As it turns out, Prince Rainier had made a pilgrimage to Lourdes in 1954 to ask the Blessed Mother for a wife. Later on, when this pilgrimage was mentioned to Grace, she had something surprising to reveal: her confirmation saint was Bernadette of Soubirous, Lourdes visionary.
The Prince and Miss Kelly married in 1956, and Grace began her new life among the royalty of Monaco.
The Last Years
Grace's full attention now turned to her duties as a princess and her role as wife and mother.
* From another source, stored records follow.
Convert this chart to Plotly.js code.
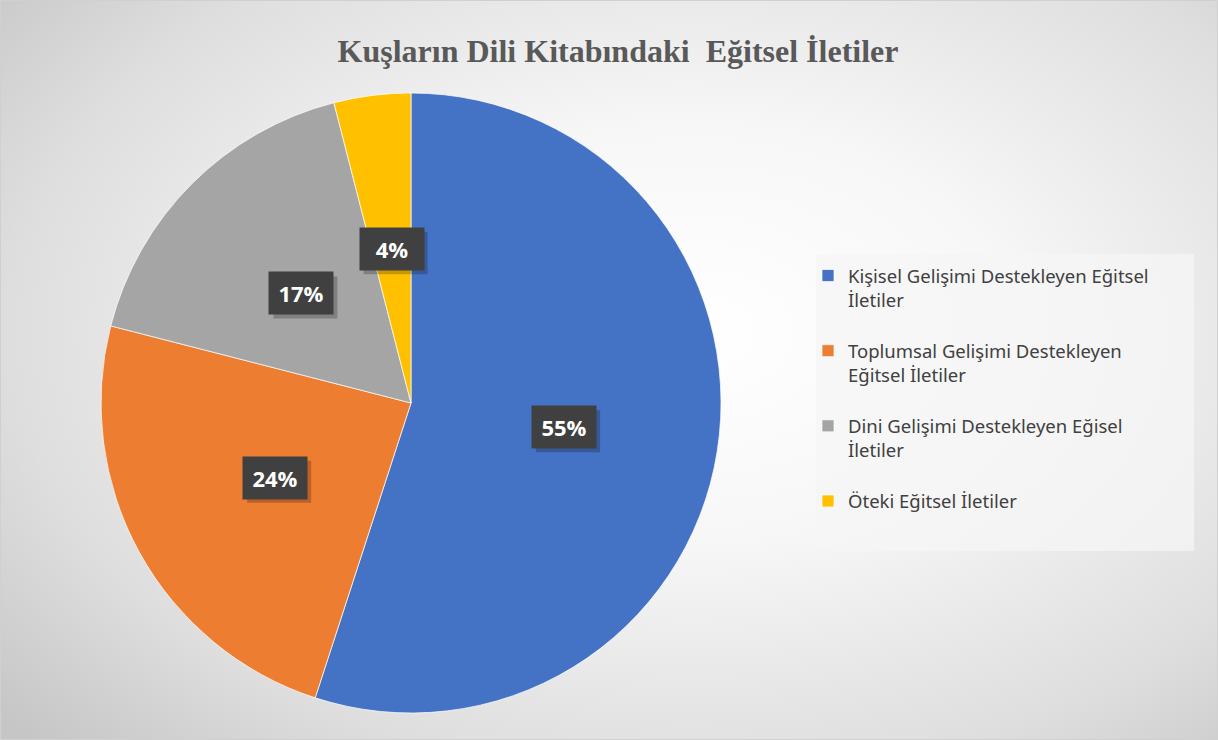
<!DOCTYPE html>
<html>
<head>
<meta charset="utf-8">
<script src="https://cdn.plot.ly/plotly-3.0.1.min.js"></script>
<style>
  html, body { margin: 0; padding: 0; }
  #chart {
    width: 1218px; height: 740px; box-sizing: border-box;
    border: 1px solid #d0d0d0;
    background: radial-gradient(ellipse 75% 80% at 57% 45%, #ffffff 0%, #f7f7f7 35%, #dedede 75%, #c6c6c6 100%);
  }
</style>
</head>
<body>
<div id="chart"></div>
<script>
const categories = [
  "Kişisel Gelişimi Destekleyen Eğitsel<br>İletiler",
  "Toplumsal Gelişimi Destekleyen<br>Eğitsel İletiler",
  "Dini Gelişimi Destekleyen Eğisel<br>İletiler",
  "Öteki Eğitsel İletiler"
];
const values = [55, 24, 17, 4];
const colors = ["#4472C4", "#ED7D31", "#A5A5A5", "#FFC000"];
const titleText = "Kuşların Dili Kitabındaki  Eğitsel İletiler";

const W = 1218, H = 740;
// pie domain (pixels)
const px0 = 100, px1 = 720, py0 = 92, py1 = 712;
const domain = { x: [px0 / W, px1 / W], y: [1 - py1 / H, 1 - py0 / H] };

// label boxes placed at half the radius along each slice's mid angle
const total = values.reduce((a, b) => a + b, 0);
const cx = (px0 + px1) / 2, cy = (py0 + py1) / 2, r = (px1 - px0) / 2;
let cum = 0;
const annotations = [];
const shapes = [{
  type: "rect", xref: "paper", yref: "paper", layer: "below",
  x0: 815 / W, x1: 1193 / W, y0: 1 - 550 / H, y1: 1 - 253 / H,
  fillcolor: "rgba(245,245,245,0.75)", line: { width: 0 }
}];
values.forEach(v => {
  const mid = (cum + v / 2) / total; cum += v;
  const th = 2 * Math.PI * mid;
  const x = (cx + 0.5 * r * Math.sin(th)) / W;
  const y = 1 - (cy - 0.5 * r * Math.cos(th)) / H;
  // soft shadow behind each label box
  shapes.push({
    type: "rect", xref: "paper", yref: "paper", layer: "above",
    xsizemode: "pixel", ysizemode: "pixel", xanchor: x, yanchor: y,
    x0: -28, x1: 36, y0: -25, y1: 17,
    fillcolor: "rgba(0,0,0,0.22)", line: { width: 0 }
  });
  annotations.push({
    x: x, y: y, xref: "paper", yref: "paper",
    xanchor: "center", yanchor: "middle",
    showarrow: false, borderpad: 8, width: 48, height: 26,
    text: "<b>" + Math.round(v / total * 100) + "%</b>", bgcolor: "#404040",
    font: { family: "Open Sans, Noto Sans, sans-serif", size: 22, color: "#ffffff" }
  });
});

// trailing blank line gives the spacing between legend entries
const legendNames = categories.map(c => c + "<br> ");

const data = [{
  type: "pie",
  labels: legendNames,
  values: values,
  sort: false,
  direction: "clockwise",
  rotation: 0,
  domain: domain,
  textinfo: "none",
  hoverinfo: "label+percent",
  marker: { colors: colors, line: { color: "rgba(255,255,255,0.7)", width: 1 } }
}];

const layout = {
  width: W, height: H,
  margin: { l: 0, r: 0, t: 0, b: 0 },
  paper_bgcolor: "rgba(0,0,0,0)",
  plot_bgcolor: "rgba(0,0,0,0)",
  title: {
    text: "<b>" + titleText + "</b>",
    x: 617 / W, xanchor: "center", y: 1 - 50 / H, yanchor: "middle",
    font: { family: "Liberation Serif, Times New Roman, serif", size: 32, color: "#595959" }
  },
  showlegend: true,
  legend: {
    x: 807 / W, xanchor: "left", y: 1 - 256 / H, yanchor: "top",
    bgcolor: "rgba(0,0,0,0)",
    valign: "top",
    font: { family: "Noto Sans, Open Sans, sans-serif", size: 18.5, color: "#404040" },
    traceorder: "normal"
  },
  shapes: shapes,
  annotations: annotations
};

Plotly.newPlot("chart", data, layout, { displayModeBar: false });
</script>
</body>
</html>
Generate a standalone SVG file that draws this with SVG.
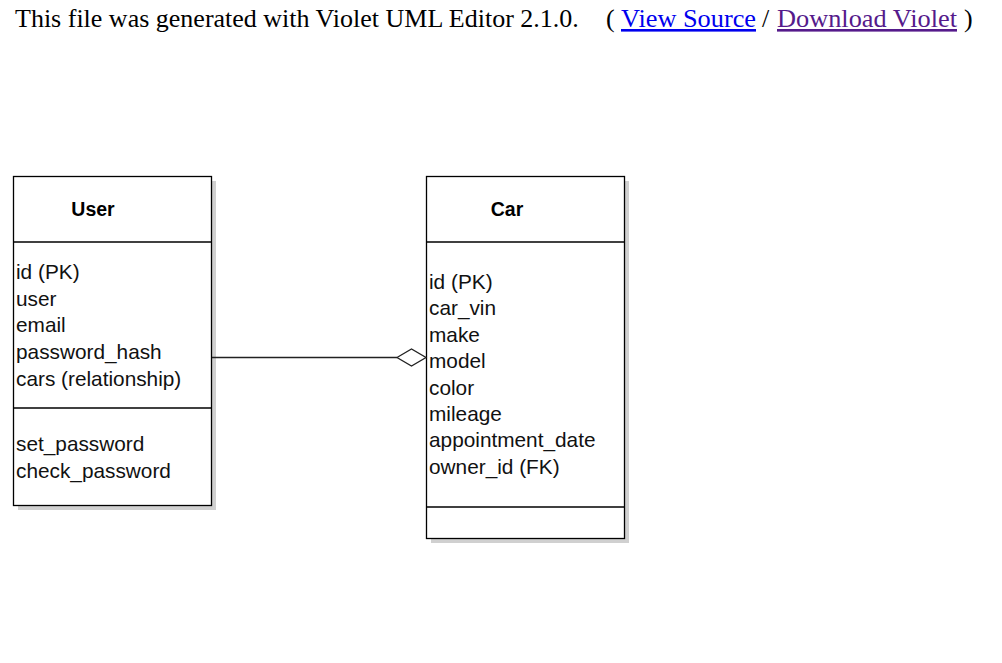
<svg xmlns="http://www.w3.org/2000/svg" width="1002" height="663" viewBox="0 0 1002 663">
<style>
.hdr{font-family:"Times New Roman","Liberation Serif",serif;font-size:26px;fill:#000}
.lnk{fill:#0000EE;text-decoration:underline}
.vis{fill:#551A8B;text-decoration:underline}
.box{fill:#fff;stroke:#000;stroke-width:1.3}
.shadow{fill:#d0d0d0}
.sep{stroke:#000;stroke-width:1.3}
.name{font-family:"Liberation Sans",Arial,sans-serif;font-size:19.5px;font-weight:bold;fill:#000}
.attr{font-family:"Liberation Sans",Arial,sans-serif;font-size:20.8px;fill:#111}
.edge{stroke:#222;stroke-width:1.3;fill:none}
</style>
<rect width="1002" height="663" fill="#fff"/>
<g id="header">
<text class="hdr" x="15" y="27">This file was generated with Violet UML Editor 2.1.0.</text>
<text class="hdr" x="606" y="27">(</text>
<text class="hdr lnk" x="621" y="27" textLength="135" lengthAdjust="spacingAndGlyphs">View Source</text>
<text class="hdr" x="762" y="27">/</text>
<text class="hdr vis" x="777" y="27" textLength="180" lengthAdjust="spacingAndGlyphs">Download Violet</text>
<text class="hdr" x="964" y="27">)</text>
</g>
<g id="User">
<rect class="shadow" x="18" y="181" width="198" height="329"/>
<rect class="box" x="13.5" y="176.5" width="198" height="329"/>
<line class="sep" x1="13.5" y1="242" x2="211.5" y2="242"/>
<line class="sep" x1="13.5" y1="408" x2="211.5" y2="408"/>
<text class="name" x="93" y="216" text-anchor="middle">User</text>
<text class="attr" x="16" y="279">id (PK)</text>
<text class="attr" x="16" y="305.7">user</text>
<text class="attr" x="16" y="332.4">email</text>
<text class="attr" x="16" y="359">password_hash</text>
<text class="attr" x="16" y="385.8">cars (relationship)</text>
<text class="attr" x="16" y="451">set_password</text>
<text class="attr" x="16" y="477.5">check_password</text>
</g>
<g id="Car">
<rect class="shadow" x="431" y="181" width="198" height="362"/>
<rect class="box" x="426.5" y="176.5" width="198" height="362"/>
<line class="sep" x1="426.5" y1="242" x2="624.5" y2="242"/>
<line class="sep" x1="426.5" y1="507" x2="624.5" y2="507"/>
<text class="name" x="507" y="216" text-anchor="middle">Car</text>
<text class="attr" x="429" y="289">id (PK)</text>
<text class="attr" x="429" y="315.4">car_vin</text>
<text class="attr" x="429" y="341.8">make</text>
<text class="attr" x="429" y="368.2">model</text>
<text class="attr" x="429" y="394.6">color</text>
<text class="attr" x="429" y="421">mileage</text>
<text class="attr" x="429" y="447.4">appointment_date</text>
<text class="attr" x="429" y="473.8">owner_id (FK)</text>
</g>
<g id="connectors">
<line class="edge" x1="212" y1="357.5" x2="397" y2="357.5"/>
<polygon class="edge" fill="#fff" points="397,357.5 411.5,349 426,357.5 411.5,366"/>
</g>
</svg>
She and Rainier had three children, and she was a devoted mother.
When Donald Spoto went to interview Grace, he did not see any nannies; Grace was looking after the children herself.
And now we come back to where we started, at the beginning of this article.
In 1981, Grace Kelly assisted the now-venerable Fr. Patrick Peyton in his work for Family Theater Productions. She had, in fact, first heard his famous phrase "The family that prays together stays together" on his radio station when she was a child.
"The Nativity" by Family Theater Productions was her last film.
In 1982, Grace died unexpectedly. She had a stroke while driving—never recovered consciousness—and died on the Feast of the Triumph of the Cross, September 14th. She was fifty-two years old.
It might sound a bit funny, but I've begun to pray for Grace Kelly and the souls of those whose work—whether in film, music, or otherwise—has impacted me. We pray for deceased family and friends (at least, we should be!) but who will pray for the soul of Frank Sinatra? Audrey Hepburn? Bing Crosby? Nat King Cole? There's been a lot of anguish in those lives. We enjoy their work but forget the hidden tragedies of life. We have the ability to pray for them—it is a gift that we can give. Prayers are never wasted. And none of us want to be forgotten!
Let's pray for Grace (how beautiful that her name was "Grace"!) whenever we think of her or come across her image.
May she rest in the peace of Christ.